Information Silos: Departments stop talking to each other and start talking to their managers.
Learned Helplessness: Employees stop solving problems because they lack the "authority" to act.
To scale effectively, you must replace personal oversight with systemic clarity.

(Caption: A visual comparison between a "Bureaucratic Hierarchy" and an "Efficiency-First Network" where information flows horizontally.)
2. Audit and Prune: Lean Six Sigma for Small Teams
Before you can automate or scale, you must identify where the waste lives. In the world of Lean Six Sigma, we look for "Muda" (waste). For a scaling business or a local government agency, this usually looks like redundant data entry or "waiting" for signature approvals.
Identify the "Big Three" Bottlenecks
Motion Waste: Moving information between incompatible software (e.g., copying data from an email into a CRM).
Over-Processing: Performing more work than the customer (or citizen) actually requires.
Waiting: The "Idle Time" where a project sits on someone’s desk for three days for a 30-second review.
Actionable Strategy: Value Stream Mapping Don't map how things are supposed to work. Map how they actually work. Use a whiteboard or a digital tool to trace a single order or service request from start to finish. If a step doesn't add value to the end user, question its existence.
Note: Lean doesn't always work if it’s applied blindly. Read our take on why Lean doesn’t work to avoid common pitfalls.
3. Implement Workflow Automation (The Scalability Engine)
If a human has to remember to do it, it’s a point of failure. Workflow automation consulting is often the bridge between a struggling small business and a high-performance organization.
Strategic Automation Categories
Category | High Impact Action | Strategic Benefit |
Data Flow | Connect your CRM to your Project Management tool. | Eliminates manual data entry errors. |
Approvals | Use automated triggers for expenses under $500. | Reduces management bottleneck. |
Onboarding | Automated checklists for new hires or vendors. | Ensures consistency without oversight. |
The Goal: Move from "Management by Supervision" to "Management by Exception." Let the system handle the standard 90% of tasks, and only bring in a human for the 10% that are unusual or complex. This is the core of government digital transformation: moving away from paper trails toward automated service delivery.

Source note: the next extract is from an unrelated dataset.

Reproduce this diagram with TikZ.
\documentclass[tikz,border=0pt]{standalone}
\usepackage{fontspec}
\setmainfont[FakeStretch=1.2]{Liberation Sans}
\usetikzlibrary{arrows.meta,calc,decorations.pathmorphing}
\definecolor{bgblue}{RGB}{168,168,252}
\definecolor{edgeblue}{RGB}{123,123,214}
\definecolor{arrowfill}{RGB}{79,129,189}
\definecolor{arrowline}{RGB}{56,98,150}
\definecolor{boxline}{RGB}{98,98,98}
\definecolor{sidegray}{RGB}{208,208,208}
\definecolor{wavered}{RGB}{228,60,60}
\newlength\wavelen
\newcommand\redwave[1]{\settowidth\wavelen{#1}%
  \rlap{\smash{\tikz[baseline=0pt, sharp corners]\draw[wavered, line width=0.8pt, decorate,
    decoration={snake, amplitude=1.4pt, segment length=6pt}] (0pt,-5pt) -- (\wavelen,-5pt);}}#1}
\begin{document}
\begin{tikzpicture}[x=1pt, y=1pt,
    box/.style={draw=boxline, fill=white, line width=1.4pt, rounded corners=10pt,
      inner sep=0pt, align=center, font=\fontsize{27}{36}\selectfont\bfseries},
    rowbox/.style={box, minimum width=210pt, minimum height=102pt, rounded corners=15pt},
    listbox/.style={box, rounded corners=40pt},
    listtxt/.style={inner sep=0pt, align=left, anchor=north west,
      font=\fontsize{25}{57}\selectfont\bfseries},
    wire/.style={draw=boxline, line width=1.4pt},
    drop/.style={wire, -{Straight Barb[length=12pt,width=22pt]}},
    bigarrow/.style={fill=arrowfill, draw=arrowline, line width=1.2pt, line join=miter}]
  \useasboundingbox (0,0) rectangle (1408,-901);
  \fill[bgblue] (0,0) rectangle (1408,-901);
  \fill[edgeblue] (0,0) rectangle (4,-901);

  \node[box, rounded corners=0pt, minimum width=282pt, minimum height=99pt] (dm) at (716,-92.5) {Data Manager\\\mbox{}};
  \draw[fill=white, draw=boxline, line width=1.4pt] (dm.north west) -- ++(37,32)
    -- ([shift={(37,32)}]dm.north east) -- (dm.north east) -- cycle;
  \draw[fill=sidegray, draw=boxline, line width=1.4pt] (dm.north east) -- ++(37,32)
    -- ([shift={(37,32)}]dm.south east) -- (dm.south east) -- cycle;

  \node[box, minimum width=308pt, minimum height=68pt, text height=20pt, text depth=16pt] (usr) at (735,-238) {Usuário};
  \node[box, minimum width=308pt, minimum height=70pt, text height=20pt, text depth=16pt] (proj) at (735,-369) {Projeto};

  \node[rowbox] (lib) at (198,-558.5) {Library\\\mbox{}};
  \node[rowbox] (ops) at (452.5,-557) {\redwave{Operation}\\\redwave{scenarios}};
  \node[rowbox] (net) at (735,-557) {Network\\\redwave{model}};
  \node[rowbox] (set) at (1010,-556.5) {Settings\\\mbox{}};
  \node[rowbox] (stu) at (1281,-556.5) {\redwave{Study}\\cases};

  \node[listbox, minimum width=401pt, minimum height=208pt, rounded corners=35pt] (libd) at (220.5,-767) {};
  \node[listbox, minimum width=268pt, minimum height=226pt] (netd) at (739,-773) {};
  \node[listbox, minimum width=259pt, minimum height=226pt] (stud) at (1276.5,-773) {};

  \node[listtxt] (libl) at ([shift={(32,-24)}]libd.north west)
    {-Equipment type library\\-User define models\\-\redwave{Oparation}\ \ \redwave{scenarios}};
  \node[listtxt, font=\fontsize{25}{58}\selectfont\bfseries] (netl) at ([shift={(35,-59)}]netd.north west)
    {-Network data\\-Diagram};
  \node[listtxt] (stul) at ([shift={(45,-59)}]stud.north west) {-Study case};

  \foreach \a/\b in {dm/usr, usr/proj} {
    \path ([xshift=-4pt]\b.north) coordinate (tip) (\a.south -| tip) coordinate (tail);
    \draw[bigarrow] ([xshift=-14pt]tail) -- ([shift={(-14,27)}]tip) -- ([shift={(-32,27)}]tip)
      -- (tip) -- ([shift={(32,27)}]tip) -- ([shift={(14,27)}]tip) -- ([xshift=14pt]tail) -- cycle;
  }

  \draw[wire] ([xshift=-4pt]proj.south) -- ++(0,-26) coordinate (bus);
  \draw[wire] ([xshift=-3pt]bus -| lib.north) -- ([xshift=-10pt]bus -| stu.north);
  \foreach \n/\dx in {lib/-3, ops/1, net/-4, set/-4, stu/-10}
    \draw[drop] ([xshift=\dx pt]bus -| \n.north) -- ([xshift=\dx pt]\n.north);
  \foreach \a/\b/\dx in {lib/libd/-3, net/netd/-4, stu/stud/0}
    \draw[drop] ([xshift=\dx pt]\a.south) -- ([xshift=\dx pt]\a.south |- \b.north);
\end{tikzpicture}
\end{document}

(Caption: An infographic showing a "Manual vs. Automated" workflow timeline, highlighting time saved for strategic tasks.)
4. Flatten the Decision Matrix: Empower the Edge
Bureaucracy grows when people are afraid to make mistakes. To prevent this, you need to push decision-making authority down to the "edge" of the organization: the people closest to the work.
Build a "Decision Framework"
Instead of a rulebook, give your team a framework. This provides the "Ethical Foundation" and "Strategic Goals" they need to act independently.
Define the Thresholds: What decisions can a Lead make? What requires a Director?
Standard Operating Procedures (SOPs): Document the how so the who becomes flexible.
Strategic Alignment: If every employee knows the top three goals for the quarter, they can ask themselves, "Does this action help us reach Goal A?"
Scaling requires trust, but trust is easier when it’s backed by a solid Organizational Change Management (OCM) strategy. Without adoption, even the best processes fail.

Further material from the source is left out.